On Thursday 12 January 2006, Pete Zaitcev wrote (in another snide postscript):
>
> P.P.S. The USB stack was careful to use correct sizes historically.
> One grep of the source will tell you that all this stench emanates from
> the newer code, in particular the gadget and its attendant components,
> such as usbtest. Guess who wrote it: same gentleman who advocated adding
> ((packed)) to _all_ structures "used to talk to hardware". He just has
> no respect for coding practices, that's all.
You were the one who said "talk to hardware", as I had politely pointed
out off-line in previous email ... nobody else.
What you've done a couple times now is try to put those words in someone
else's mouth -- mine! -- which are clearly both (a) not what were actually
said, and (b) wrong. (FWIW it's something I've observed happening a lot
in the "traditional media" here in the US, it's not good there either.)
This what's known as not acting in good faith. "No respect for" ground
rules of discussion, for that matter ... if you're going to argue about
things, please don't put words in anyone's mouth. Certainly not mine.
(Even when the actual words said _are_ inconvenient to your agenda...)
The "packed" attribute is correct, since there's no guarantee that those
structures will be appearing in protocol data structures in GCC-friendly
layouts. Or even that the usb-if will generate protocol data structures
that happen to match GCC alignment rules, for that matter.

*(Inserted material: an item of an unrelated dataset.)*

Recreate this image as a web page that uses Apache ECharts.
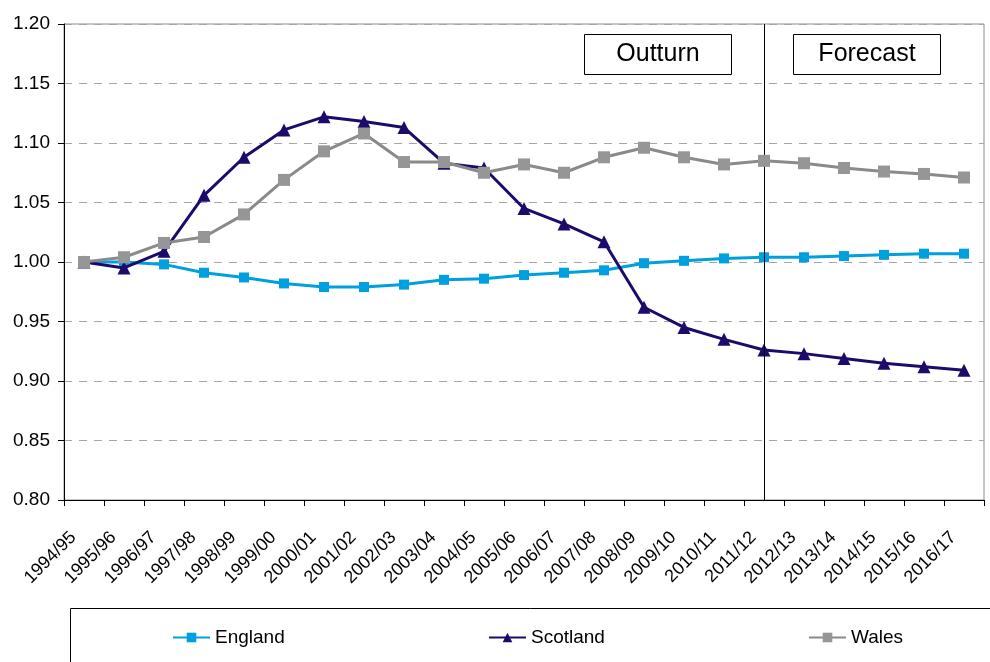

It's perfectly legal and common to have two seven-byte structures (like
non-audio endpoint descriptors) adjacent to each other, even when those
structures contain values otherwise subject to alignment restrictions (like
the maxpacket size, a __u16 value).
Moreover, there is no circumstance under which we'd want the compiler
expanding that seven byte data structure into an eight byte one, by
picking some place to insert a padding byte.
And for that matter, many/most of those protocol structures were declared
"packed" even in 2.4 kernels when Linux was extending them with host-side data
structures and making extra copies of them. The packing may have been
declared per-element rather than structure-wide, but it was still declared.
That's another way in which those comments of yours are wrong.